Tonight, after 3 months, I will leave Asia. Three months of strange foods, each day becoming more familiar. Three months of the blare and rumble of traffic, unrelenting, always shocking. A season walking among the smells of frangipani and frankincense, urine and durian fruit, now oddly comforting. Three months of pacing the streets teeming with faces, old women squatting on the sidewalk, chopping and boiling the midday meal, beggars with innumerable afflictions, slowly or rapidly diminishing, fathers in love with their sons, bold schoolgirls waving hello to this tall, stern stranger.

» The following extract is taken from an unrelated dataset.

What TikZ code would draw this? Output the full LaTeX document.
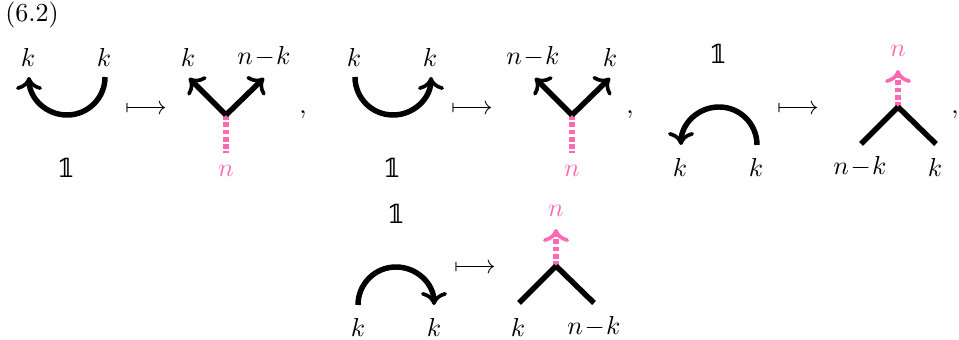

I have walked beneath the cold shoulders of the worlds highest mountains, crawled through hot musty tunnels no larger than my shoulders, ridden rickety trains under giant trees, paddled muddy waters through spiny palm groves. I have learned that the world loves me, it protects and emboldens me. The powers that be have opened the roads and portals, that I might pass freely to where my desire leads. The skies have opened before me, revealing vistas of emerald fields, shining mountain peaks, grey sentinels guarding a moonlit bay. The faces before me are open, the most radiant smiles given by those most destitute. All that has been required of me is to open my mind to the promise of the path ahead...and of course to open my wallet. But in these times of such enormous prosperity and possibility, how can one be reluctant to do so.